⚡️ Speed up function `calculate_smoothed_npmi` by 19% #169

codeflash-ai · 2025-11-13T06:36:26Z

📄 19% (0.19x) speedup for `calculate_smoothed_npmi` in `mlflow/store/analytics/trace_correlation.py`

⏱️ Runtime : 226 microseconds → 190 microseconds (best of 91 runs)

📝 Explanation and details

The optimized code achieves a 19% speedup through several micro-optimizations that reduce function call overhead and improve computational efficiency:

Key optimizations in _calculate_npmi_core:

Local function reference: log = math.log eliminates repeated attribute lookups to math.log, creating a faster local reference
Simplified denominator calculation: Changed -(log_n11 - log_N) to log_N - log_n11 to avoid the negation operation
Optimized clamping logic: Replaced max(-1.0, min(1.0, npmi)) with explicit conditional checks, eliminating two function calls and their associated overhead

Key optimization in calculate_smoothed_npmi:

Direct chained comparison: Replaced min(n11, n10, n01, n00) < 0 with n11 < 0 or n10 < 0 or n01 < 0 or n00 < 0, avoiding tuple creation and the min() function call
Inline constant: Used smoothing: float = 0.5 directly instead of referencing JEFFREYS_PRIOR, eliminating a module-level attribute lookup

Performance impact by test case:

Perfect co-occurrence cases see moderate gains (10-18%) as they bypass the computationally intensive log calculations
General computation cases achieve the best speedups (15-29%) where all optimizations apply, especially the math function optimizations
Edge cases with early returns show smaller but consistent improvements (3-8%) from the streamlined validation logic

These optimizations are particularly effective because they target the most frequently executed code paths in statistical calculations, where even small reductions in overhead compound significantly across many invocations.
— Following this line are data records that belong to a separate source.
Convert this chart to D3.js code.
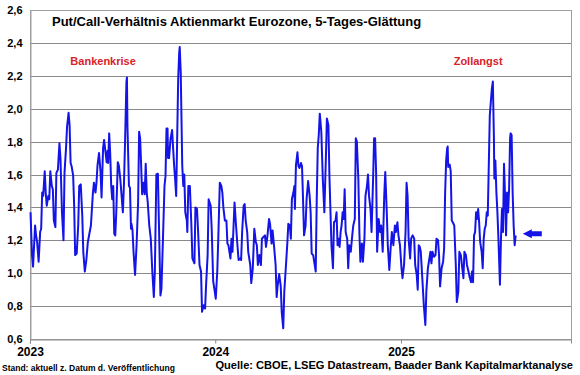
<!DOCTYPE html>
<html>
<head>
<meta charset="utf-8">
<script src="https://cdn.jsdelivr.net/npm/d3@7"></script>
<style>
  body { margin: 0; background: #fff; }
  svg text { font-family: "Liberation Sans", Arial, sans-serif; font-weight: bold; }
</style>
</head>
<body>
<svg id="chart"></svg>
<script>
// Put/Call ratio, 5-day smoothing: [month-day, value]
const pc2023 = [
  ["01-02",1.37],["01-05",1.11],["01-07",1.04],["01-11",1.29],["01-13",1.23],["01-15",1.19],["01-18",1.07],
  ["01-21",1.25],["01-23",1.27],["01-25",1.49],["01-27",1.47],["01-30",1.62],["02-01",1.49],["02-03",1.41],
  ["02-06",1.47],["02-08",1.45],["02-10",1.62],["02-13",1.53],["02-15",1.51],["02-17",1.32],["02-20",1.28],
  ["02-22",1.61],["02-25",1.63],["02-28",1.79],["03-02",1.70],["03-05",1.37],["03-08",1.20],["03-10",1.61],
  ["03-13",1.76],["03-15",1.89],["03-18",1.975],["03-20",1.90],["03-22",1.67],["03-24",1.65],["03-27",1.595],
  ["03-29",1.41],["03-31",1.11],["04-03",1.12],["04-06",1.29],["04-08",1.53],["04-11",1.54],["04-14",1.35],
  ["04-16",1.13],["04-19",1.01],["04-22",1.08],["04-25",1.19],["04-28",1.24],["05-01",1.29],["05-05",1.49],
  ["05-07",1.55],["05-10",1.49],["05-12",1.55],["05-14",1.655],["05-17",1.73],["05-20",1.615],["05-22",1.46],
  ["05-25",1.76],["05-27",1.81],["05-30",1.73],["06-01",1.675],["06-03",1.745],["06-04",1.67],["06-06",1.85],
  ["06-08",1.73],["06-10",1.53],["06-12",1.45],["06-14",1.53],["06-16",1.24],["06-18",1.23],["06-20",1.37],
  ["06-23",1.675],["06-25",1.655],["06-28",1.57],["07-01",1.45],["07-03",1.37],["07-05",1.53],["07-07",1.76],
  ["07-10",2.16],["07-11",2.19],["07-12",1.90],["07-15",1.53],["07-17",1.52],["07-19",1.27],["07-20",1.30],
  ["07-22",1.26],["07-24",1.13],["07-27",0.99],["07-30",1.17],["08-02",1.43],["08-04",1.86],["08-06",1.82],
  ["08-08",1.655],["08-10",1.48],["08-13",1.55],["08-15",1.48],["08-17",1.665],["08-19",1.49],["08-21",1.43],
  ["08-24",1.29],["08-27",1.21],["08-30",1.01],["09-02",0.855],["09-04",1.01],["09-07",1.60],["09-10",1.605],
  ["09-12",1.31],["09-15",0.865],["09-17",0.905],["09-20",1.21],["09-23",1.53],["09-25",1.59],["09-27",1.88],
  ["09-29",1.88],["09-30",1.70],["10-02",1.70],["10-05",1.82],["10-08",1.87],["10-10",1.76],["10-12",1.655],
  ["10-14",1.57],["10-16",1.47],["10-18",1.82],["10-20",2.18],["10-22",2.34],["10-23",2.375],["10-25",2.22],
  ["10-28",1.655],["10-30",1.53],["11-01",1.60],["11-03",1.37],["11-06",1.32],["11-07",1.25],["11-09",1.53],
  ["11-12",1.53],["11-15",1.29],["11-17",1.09],["11-21",1.06],["11-23",1.40],["11-26",1.39],["11-28",1.27],
  ["12-01",1.05],["12-04",1.01],["12-06",0.765],["12-09",0.805],["12-12",0.785],["12-14",0.93],["12-17",1.11],
  ["12-19",1.45],["12-23",1.41],["12-25",1.27],["12-28",0.95],["12-31",0.89]
];
const pc2024 = [
  ["01-02",0.845],["01-05",1.01],["01-07",1.21],["01-10",1.55],["01-13",1.53],["01-15",1.49],["01-17",1.40],
  ["01-20",1.32],["01-23",1.32],["01-25",1.18],["01-27",1.17],["01-31",1.09],["02-02",1.21],["02-04",1.13],
  ["02-08",1.43],["02-11",1.29],["02-13",1.20],["02-16",1.08],["02-19",1.09],["02-21",1.08],["02-23",1.25],
  ["02-26",1.41],["02-28",1.42],["03-01",1.32],["03-04",1.25],["03-06",1.13],["03-10",1.05],["03-12",0.94],
  ["03-15",1.03],["03-18",1.27],["03-21",1.19],["03-23",1.17],["03-25",1.05],["03-28",1.11],["03-31",1.05],
  ["04-02",1.21],["04-05",1.22],["04-08",1.23],["04-10",1.16],["04-13",1.23],["04-16",1.33],["04-18",1.30],
  ["04-21",1.18],["04-23",1.26],["04-26",1.16],["04-29",1.05],["05-01",0.855],["05-03",0.925],["05-06",0.995],
  ["05-09",0.925],["05-11",0.765],["05-14",0.665],["05-16",0.885],["05-19",1.03],["05-22",1.18],["05-24",1.30],
  ["05-27",1.29],["05-29",1.21],["05-31",1.45],["06-03",1.49],["06-05",1.53],["06-06",1.39],["06-08",1.655],
  ["06-11",1.735],["06-13",1.65],["06-15",1.64],["06-18",1.67],["06-20",1.65],["06-22",1.45],["06-24",1.23],
  ["06-27",1.29],["06-29",1.45],["07-02",1.56],["07-05",1.47],["07-07",1.37],["07-09",1.12],["07-12",1.11],
  ["07-14",1.07],["07-17",1.01],["07-19",1.45],["07-21",1.76],["07-23",1.84],["07-25",1.97],["07-28",1.86],
  ["07-31",1.57],["08-03",1.37],["08-06",1.70],["08-08",1.94],["08-11",1.90],["08-13",1.59],["08-17",1.17],
  ["08-20",1.03],["08-22",1.31],["08-25",1.32],["08-27",1.37],["08-29",1.17],["08-31",1.21],["09-02",1.16],
  ["09-04",1.25],["09-06",1.29],["09-08",1.37],["09-10",1.33],["09-12",1.51],["09-14",1.25],["09-17",1.21],
  ["09-19",1.03],["09-21",1.17],["09-24",1.13],["09-27",1.23],["09-29",1.29],["10-02",1.33],["10-04",1.82],
  ["10-06",1.80],["10-09",1.57],["10-11",1.25],["10-13",1.07],["10-16",1.18],["10-18",1.07],["10-21",1.21],
  ["10-23",1.47],["10-26",1.53],["10-28",1.60],["10-30",1.47],["11-02",1.39],["11-04",1.25],["11-07",1.57],
  ["11-09",1.82],["11-11",1.82],["11-13",1.61],["11-15",1.13],["11-18",1.33],["11-21",1.25],["11-23",1.29],
  ["11-26",1.13],["11-29",1.47],["12-01",1.615],["12-04",1.37],["12-06",1.17],["12-09",1.02],["12-12",1.17],
  ["12-14",1.25],["12-17",1.17],["12-20",1.29],["12-22",1.25],["12-25",1.31],["12-27",1.23],["12-30",1.17]
];
const pc2025 = [
  ["01-02",1.03],["01-04",0.97],["01-07",1.05],["01-10",1.25],["01-12",1.55],["01-14",1.47],["01-16",1.21],
  ["01-19",1.09],["01-21",1.21],["01-24",1.23],["01-27",1.21],["01-29",1.05],["02-01",0.99],["02-03",0.90],
  ["02-05",1.17],["02-07",1.16],["02-09",1.13],["02-12",0.97],["02-15",0.805],["02-18",0.685],["02-20",0.89],
  ["02-23",1.03],["02-26",1.09],["02-28",1.13],["03-02",1.06],["03-04",1.13],["03-07",1.10],["03-10",1.11],
  ["03-12",1.21],["03-15",1.20],["03-17",1.11],["03-19",0.92],["03-22",1.03],["03-25",1.07],["03-27",1.15],
  ["03-29",1.49],["03-31",1.685],["04-02",1.76],["04-03",1.77],["04-04",1.645],["04-07",1.66],["04-09",1.62],
  ["04-11",1.32],["04-13",1.31],["04-16",1.29],["04-19",1.05],["04-21",0.825],["04-24",0.89],["04-26",1.13],
  ["04-29",1.11],["05-01",1.05],["05-04",0.97],["05-06",1.13],["05-09",1.11],["05-11",1.05],["05-14",1.01],
  ["05-16",0.98],["05-19",0.945],["05-21",1.01],["05-23",0.945],["05-25",1.23],["05-27",1.25],["05-29",1.37],
  ["05-31",1.33],["06-02",1.39],["06-04",1.31],["06-06",1.19],["06-09",1.13],["06-11",1.03],["06-13",1.21],
  ["06-15",1.27],["06-17",1.29],["06-19",1.37],["06-21",1.35],["06-23",1.655],["06-25",1.96],["06-27",2.04],
  ["06-29",2.12],["07-01",2.165],["07-03",1.84],["07-04",1.575],["07-06",1.685],["07-08",1.49],["07-10",1.37],
  ["07-12",1.21],["07-15",0.93],["07-17",1.21],["07-19",1.39],["07-21",1.25],["07-23",1.665],["07-25",1.47],
  ["07-27",1.23],["07-29",1.49],["07-31",1.37],["08-02",1.51],["08-04",1.82],["08-05",1.85],["08-07",1.84],
  ["08-09",1.49],["08-11",1.29],["08-13",1.17],["08-15",1.23]
];

const yTicks = [0.6, 0.8, 1.0, 1.2, 1.4, 1.6, 1.8, 2.0, 2.2, 2.4, 2.6];
const xTickDates = ["2023-01-01", "2024-01-01", "2025-01-01"];
const xDomain = ["2023-01-01", "2025-12-02"];

const title = "Put/Call-Verhältnis Aktienmarkt Eurozone, 5-Tages-Glättung";
const notes = [
  { text: "Bankenkrise", date: "2023-05-25", value: 2.265 },
  { text: "Zollangst", date: "2025-06-02", value: 2.265 }
];
const arrowAt = { date: "2025-08-29", value: 1.24 };
const footLeft = "Stand: aktuell z. Datum d. Veröffentlichung";
const footRight = "Quelle: CBOE, LSEG Datastream, Baader Bank Kapitalmarktanalyse";

const parse = d3.timeParse("%Y-%m-%d");
const data = [
  ...pc2023.map(d => ({ date: parse("2023-" + d[0]), v: d[1] })),
  ...pc2024.map(d => ({ date: parse("2024-" + d[0]), v: d[1] })),
  ...pc2025.map(d => ({ date: parse("2025-" + d[0]), v: d[1] }))
];

const svg_width = 580, svg_height = 375;
const plot = { left: 30, right: 571, top: 10, bottom: 339 };
const blue = "#1414e6", red = "#d8232a", grid = "#8a8a8a";

const svg = d3.select("#chart").attr("width", svg_width).attr("height", svg_height);

const x = d3.scaleTime().domain(xDomain.map(parse)).range([plot.left, plot.right]);
const y = d3.scaleLinear().domain([0.6, 2.6]).range([plot.bottom, plot.top]);
const fmt = v => d3.format(".1f")(v).replace(".", ",");

// plot background + frame
svg.append("rect")
  .attr("x", plot.left + 0.5).attr("y", plot.top + 0.5)
  .attr("width", plot.right - plot.left).attr("height", plot.bottom - plot.top)
  .attr("fill", "#fff").attr("stroke", "#a0a0a0").attr("stroke-width", 1);

// gridlines
svg.append("g").selectAll("line")
  .data(yTicks.slice(1, -1))
  .join("line")
  .attr("x1", plot.left).attr("x2", plot.right)
  .attr("y1", d => Math.round(y(d)) + 0.5).attr("y2", d => Math.round(y(d)) + 0.5)
  .attr("stroke", grid).attr("stroke-width", 1);

// y axis
const yAxis = svg.append("g")
  .attr("transform", `translate(${plot.left + 0.5},0)`)
  .call(d3.axisLeft(y).tickValues(yTicks).tickFormat(fmt).tickSize(0).tickPadding(8));
yAxis.select(".domain").attr("stroke", "#a0a0a0");
yAxis.selectAll("text").attr("font-size", 11).attr("fill", "#000")
  .attr("font-family", "Liberation Sans, Arial, sans-serif").attr("font-weight", "bold");

// x axis
const xAxis = svg.append("g")
  .attr("transform", `translate(0,${plot.bottom + 0.5})`)
  .call(d3.axisBottom(x).tickValues(xTickDates.map(parse)).tickFormat(d3.timeFormat("%Y")).tickSize(4).tickPadding(4));
xAxis.select(".domain").attr("stroke", "#8a8a8a");
xAxis.selectAll(".tick line").attr("stroke", "#8a8a8a");
xAxis.selectAll("text").attr("font-size", 12).attr("fill", "#000")
  .attr("font-family", "Liberation Sans, Arial, sans-serif").attr("font-weight", "bold");

// series
const line = d3.line().x(d => x(d.date)).y(d => y(d.v));
svg.append("path")
  .datum(data)
  .attr("fill", "none")
  .attr("stroke", blue)
  .attr("stroke-width", 2)
  .attr("stroke-linejoin", "round")
  .attr("d", line);

// arrow pointing at latest value
const ax = x(parse(arrowAt.date)), ay = y(arrowAt.value);
svg.append("path")
  .attr("d", `M${ax},${ay} L${ax + 9},${ay - 4.5} L${ax + 9},${ay - 2.5} L${ax + 19},${ay - 2.5}
              L${ax + 19},${ay + 2.5} L${ax + 9},${ay + 2.5} L${ax + 9},${ay + 4.5} Z`)
  .attr("fill", blue);

// title
svg.append("text")
  .attr("x", 52).attr("y", 26)
  .attr("font-size", 13)
  .text(title);

// event labels
svg.append("g").selectAll("text")
  .data(notes)
  .join("text")
  .attr("x", d => x(parse(d.date)))
  .attr("y", d => y(d.value))
  .attr("text-anchor", "middle")
  .attr("font-size", 11)
  .attr("fill", red)
  .text(d => d.text);

// footer
svg.append("text")
  .attr("x", 2).attr("y", 371)
  .attr("font-size", 8.5)
  .text(footLeft);

svg.append("text")
  .attr("x", 573).attr("y", 369)
  .attr("text-anchor", "end")
  .attr("font-size", 11.1)
  .text(footRight);
</script>
</body>
</html>
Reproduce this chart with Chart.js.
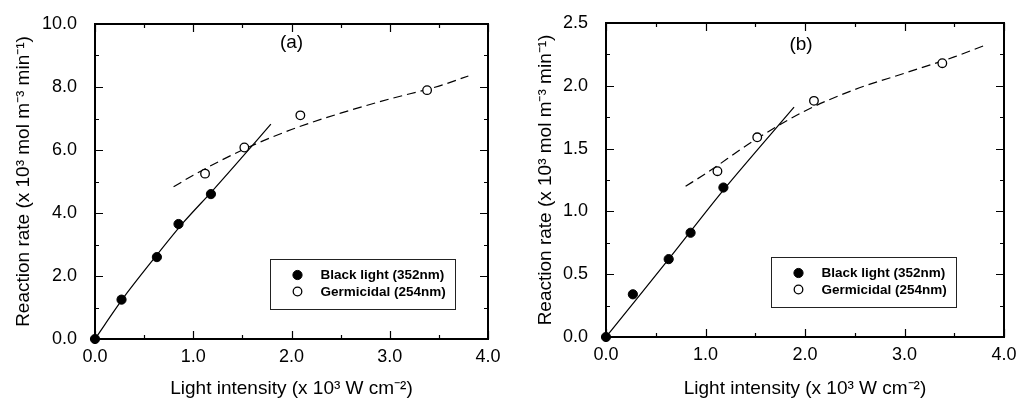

✅ Correctness verification report:

Test	Status
⚙️ Existing Unit Tests	🔘 None Found
🌀 Generated Regression Tests	✅ 121 Passed
⏪ Replay Tests	🔘 None Found
🔎 Concolic Coverage Tests	🔘 None Found
📊 Tests Coverage	100.0%

🌀 Generated Regression Tests and Runtime

import math

# imports
import pytest
from mlflow.store.analytics.trace_correlation import calculate_smoothed_npmi

# function to test
# (pasted as requested)
# --- BEGIN calculate_smoothed_npmi implementation ---
JEFFREYS_PRIOR = 0.5
from mlflow.store.analytics.trace_correlation import \
    calculate_smoothed_npmi  # --- END calculate_smoothed_npmi implementation ---

# unit tests

# Basic Test Cases

def test_basic_perfect_cooccurrence():
    # Both events always occur together, NPMI should be 1.0
    codeflash_output = calculate_smoothed_npmi(10, 10, 10, 10) # 2.48μs -> 2.20μs (12.7% faster)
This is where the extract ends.